From the first line of the data below through the line holding "(enttitle) at (167,57)", output each line exactly and leave the pictures out.

━━━━━━━━━━━━━━━━━━━━━━━━━━━━━━

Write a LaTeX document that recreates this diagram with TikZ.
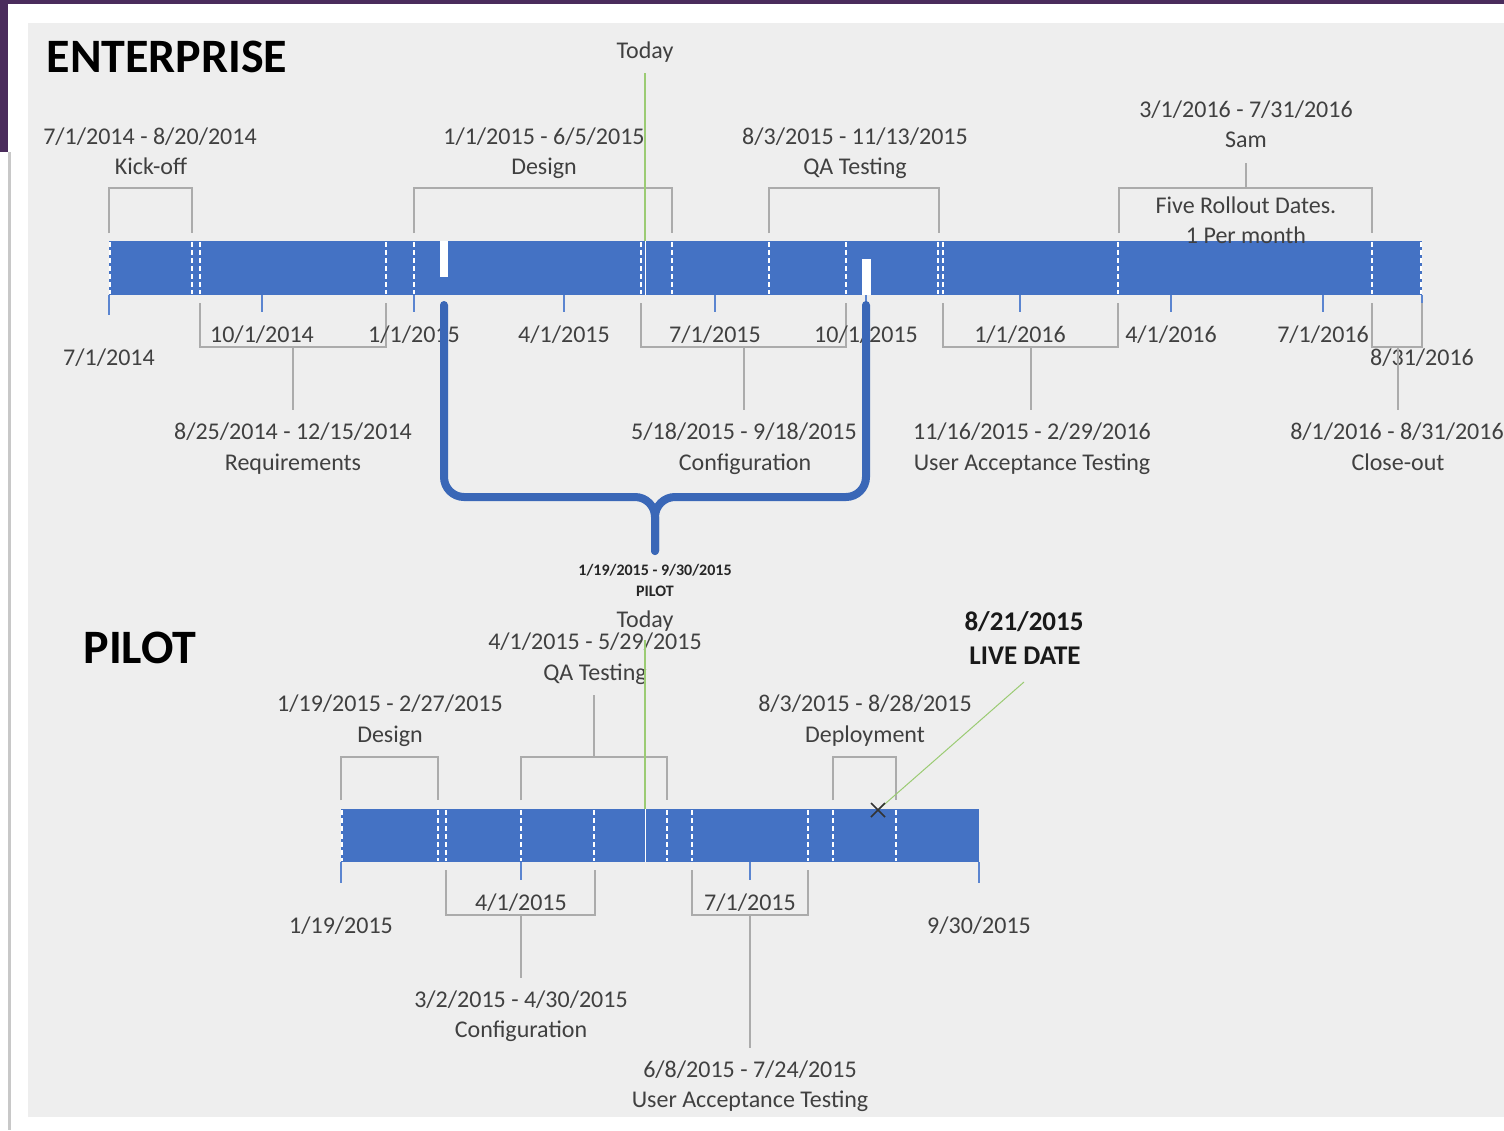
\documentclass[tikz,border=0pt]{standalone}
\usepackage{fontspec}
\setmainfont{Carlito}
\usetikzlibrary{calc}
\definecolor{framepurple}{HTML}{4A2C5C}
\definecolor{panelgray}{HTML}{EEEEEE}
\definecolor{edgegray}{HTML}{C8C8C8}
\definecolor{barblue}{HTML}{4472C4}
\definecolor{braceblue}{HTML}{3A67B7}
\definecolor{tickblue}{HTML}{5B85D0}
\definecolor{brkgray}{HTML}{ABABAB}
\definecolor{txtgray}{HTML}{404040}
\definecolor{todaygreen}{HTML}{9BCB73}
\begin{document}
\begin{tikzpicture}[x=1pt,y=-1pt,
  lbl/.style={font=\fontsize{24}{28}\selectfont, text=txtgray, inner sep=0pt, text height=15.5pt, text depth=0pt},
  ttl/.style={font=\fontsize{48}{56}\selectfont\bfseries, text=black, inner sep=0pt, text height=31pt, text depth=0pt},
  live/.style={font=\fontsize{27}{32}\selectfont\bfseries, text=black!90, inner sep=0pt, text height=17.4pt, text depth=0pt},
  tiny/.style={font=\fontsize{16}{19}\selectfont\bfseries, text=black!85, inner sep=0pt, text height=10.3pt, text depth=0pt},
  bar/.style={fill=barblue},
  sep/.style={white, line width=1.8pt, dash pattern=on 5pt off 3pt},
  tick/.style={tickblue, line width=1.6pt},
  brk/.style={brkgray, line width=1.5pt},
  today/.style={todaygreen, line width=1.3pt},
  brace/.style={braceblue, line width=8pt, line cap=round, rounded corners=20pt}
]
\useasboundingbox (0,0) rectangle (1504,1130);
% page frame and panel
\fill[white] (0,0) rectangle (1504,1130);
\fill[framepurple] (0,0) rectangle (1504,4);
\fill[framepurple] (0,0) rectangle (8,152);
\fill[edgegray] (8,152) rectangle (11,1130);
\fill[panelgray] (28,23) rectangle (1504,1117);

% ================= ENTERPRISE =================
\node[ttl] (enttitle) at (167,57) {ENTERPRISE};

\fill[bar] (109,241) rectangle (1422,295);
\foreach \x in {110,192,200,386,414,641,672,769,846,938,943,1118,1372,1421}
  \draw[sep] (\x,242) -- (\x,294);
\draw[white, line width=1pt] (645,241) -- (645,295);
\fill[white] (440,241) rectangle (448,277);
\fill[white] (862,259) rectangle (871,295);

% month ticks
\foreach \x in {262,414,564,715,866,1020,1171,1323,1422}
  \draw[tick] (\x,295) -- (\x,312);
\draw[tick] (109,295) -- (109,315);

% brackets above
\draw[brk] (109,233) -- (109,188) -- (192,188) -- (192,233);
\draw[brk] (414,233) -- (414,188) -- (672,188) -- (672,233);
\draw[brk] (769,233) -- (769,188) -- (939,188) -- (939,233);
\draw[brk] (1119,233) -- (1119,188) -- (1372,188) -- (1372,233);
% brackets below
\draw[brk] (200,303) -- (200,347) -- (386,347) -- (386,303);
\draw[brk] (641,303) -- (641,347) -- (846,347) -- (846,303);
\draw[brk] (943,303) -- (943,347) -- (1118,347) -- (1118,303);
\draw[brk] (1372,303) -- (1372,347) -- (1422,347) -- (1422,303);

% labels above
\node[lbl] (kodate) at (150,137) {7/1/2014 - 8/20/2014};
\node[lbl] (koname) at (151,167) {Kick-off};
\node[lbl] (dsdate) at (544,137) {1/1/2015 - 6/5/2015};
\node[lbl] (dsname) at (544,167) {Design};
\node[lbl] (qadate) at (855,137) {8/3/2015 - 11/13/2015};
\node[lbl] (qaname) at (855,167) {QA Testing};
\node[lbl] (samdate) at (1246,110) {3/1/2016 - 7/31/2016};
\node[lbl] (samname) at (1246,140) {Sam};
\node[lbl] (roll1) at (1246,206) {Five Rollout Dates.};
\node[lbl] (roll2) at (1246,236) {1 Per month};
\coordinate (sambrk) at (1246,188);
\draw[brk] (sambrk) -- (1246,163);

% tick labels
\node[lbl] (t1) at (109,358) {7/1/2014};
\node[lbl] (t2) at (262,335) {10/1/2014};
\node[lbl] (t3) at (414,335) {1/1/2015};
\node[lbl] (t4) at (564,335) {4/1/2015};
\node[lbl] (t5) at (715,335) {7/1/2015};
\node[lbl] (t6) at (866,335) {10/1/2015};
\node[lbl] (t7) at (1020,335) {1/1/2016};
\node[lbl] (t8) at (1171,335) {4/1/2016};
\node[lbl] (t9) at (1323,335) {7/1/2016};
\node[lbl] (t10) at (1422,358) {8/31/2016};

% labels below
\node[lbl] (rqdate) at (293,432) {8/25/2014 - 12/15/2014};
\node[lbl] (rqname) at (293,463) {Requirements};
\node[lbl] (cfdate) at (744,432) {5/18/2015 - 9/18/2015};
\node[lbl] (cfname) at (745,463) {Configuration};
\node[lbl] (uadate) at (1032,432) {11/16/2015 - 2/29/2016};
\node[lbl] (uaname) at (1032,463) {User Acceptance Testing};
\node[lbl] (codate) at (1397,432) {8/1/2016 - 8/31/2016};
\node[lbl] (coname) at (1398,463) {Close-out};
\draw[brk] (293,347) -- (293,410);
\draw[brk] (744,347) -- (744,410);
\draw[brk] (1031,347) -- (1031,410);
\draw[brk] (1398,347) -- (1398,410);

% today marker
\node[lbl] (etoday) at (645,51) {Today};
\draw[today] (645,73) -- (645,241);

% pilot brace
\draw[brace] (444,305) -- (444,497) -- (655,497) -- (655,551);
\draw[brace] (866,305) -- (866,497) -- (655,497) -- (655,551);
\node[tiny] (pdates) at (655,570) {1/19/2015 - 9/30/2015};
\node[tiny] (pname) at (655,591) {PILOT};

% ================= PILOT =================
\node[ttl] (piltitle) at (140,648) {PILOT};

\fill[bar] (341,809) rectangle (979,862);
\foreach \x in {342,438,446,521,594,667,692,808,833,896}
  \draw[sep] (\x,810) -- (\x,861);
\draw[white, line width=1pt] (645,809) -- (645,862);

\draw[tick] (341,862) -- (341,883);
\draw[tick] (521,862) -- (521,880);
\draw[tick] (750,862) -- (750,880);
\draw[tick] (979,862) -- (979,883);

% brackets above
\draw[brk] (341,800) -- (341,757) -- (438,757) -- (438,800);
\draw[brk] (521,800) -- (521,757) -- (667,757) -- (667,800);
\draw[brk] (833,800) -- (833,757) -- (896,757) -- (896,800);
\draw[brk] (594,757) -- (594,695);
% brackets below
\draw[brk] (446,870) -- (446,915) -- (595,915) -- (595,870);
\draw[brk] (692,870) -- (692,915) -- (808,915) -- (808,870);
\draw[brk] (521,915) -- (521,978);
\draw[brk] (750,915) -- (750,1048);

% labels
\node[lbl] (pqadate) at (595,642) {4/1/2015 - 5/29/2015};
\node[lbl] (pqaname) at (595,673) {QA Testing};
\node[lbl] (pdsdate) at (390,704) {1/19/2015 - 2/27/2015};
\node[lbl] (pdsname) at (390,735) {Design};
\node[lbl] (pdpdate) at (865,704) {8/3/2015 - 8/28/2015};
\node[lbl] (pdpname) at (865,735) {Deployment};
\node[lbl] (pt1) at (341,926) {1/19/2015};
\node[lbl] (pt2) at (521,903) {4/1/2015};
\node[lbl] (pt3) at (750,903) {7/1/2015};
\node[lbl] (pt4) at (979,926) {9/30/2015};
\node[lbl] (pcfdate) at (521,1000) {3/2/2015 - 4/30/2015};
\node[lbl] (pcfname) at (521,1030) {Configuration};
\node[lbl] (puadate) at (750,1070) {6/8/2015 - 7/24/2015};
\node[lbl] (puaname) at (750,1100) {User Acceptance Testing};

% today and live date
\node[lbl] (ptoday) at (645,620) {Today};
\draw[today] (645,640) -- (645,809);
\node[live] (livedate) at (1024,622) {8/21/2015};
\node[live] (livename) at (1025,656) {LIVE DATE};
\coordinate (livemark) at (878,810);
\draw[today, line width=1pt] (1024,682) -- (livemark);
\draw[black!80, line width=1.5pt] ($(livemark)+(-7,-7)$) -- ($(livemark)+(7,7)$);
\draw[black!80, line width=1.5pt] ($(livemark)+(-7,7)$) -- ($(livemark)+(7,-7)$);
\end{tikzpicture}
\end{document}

━━━━━━━━━━━━━━━━━━━━━━━━━━━━━━

== Response ==
Write a LaTeX document that recreates this diagram with TikZ.
\documentclass[tikz,border=0pt]{standalone}
\usepackage{fontspec}
\setmainfont{Carlito}
\usetikzlibrary{calc}
\definecolor{framepurple}{HTML}{4A2C5C}
\definecolor{panelgray}{HTML}{EEEEEE}
\definecolor{edgegray}{HTML}{C8C8C8}
\definecolor{barblue}{HTML}{4472C4}
\definecolor{braceblue}{HTML}{3A67B7}
\definecolor{tickblue}{HTML}{5B85D0}
\definecolor{brkgray}{HTML}{ABABAB}
\definecolor{txtgray}{HTML}{404040}
\definecolor{todaygreen}{HTML}{9BCB73}
\begin{document}
\begin{tikzpicture}[x=1pt,y=-1pt,
  lbl/.style={font=\fontsize{24}{28}\selectfont, text=txtgray, inner sep=0pt, text height=15.5pt, text depth=0pt},
  ttl/.style={font=\fontsize{48}{56}\selectfont\bfseries, text=black, inner sep=0pt, text height=31pt, text depth=0pt},
  live/.style={font=\fontsize{27}{32}\selectfont\bfseries, text=black!90, inner sep=0pt, text height=17.4pt, text depth=0pt},
  tiny/.style={font=\fontsize{16}{19}\selectfont\bfseries, text=black!85, inner sep=0pt, text height=10.3pt, text depth=0pt},
  bar/.style={fill=barblue},
  sep/.style={white, line width=1.8pt, dash pattern=on 5pt off 3pt},
  tick/.style={tickblue, line width=1.6pt},
  brk/.style={brkgray, line width=1.5pt},
  today/.style={todaygreen, line width=1.3pt},
  brace/.style={braceblue, line width=8pt, line cap=round, rounded corners=20pt}
]
\useasboundingbox (0,0) rectangle (1504,1130);
% page frame and panel
\fill[white] (0,0) rectangle (1504,1130);
\fill[framepurple] (0,0) rectangle (1504,4);
\fill[framepurple] (0,0) rectangle (8,152);
\fill[edgegray] (8,152) rectangle (11,1130);
\fill[panelgray] (28,23) rectangle (1504,1117);

% ================= ENTERPRISE =================
\node[ttl] (enttitle) at (167,57) {ENTERPRISE};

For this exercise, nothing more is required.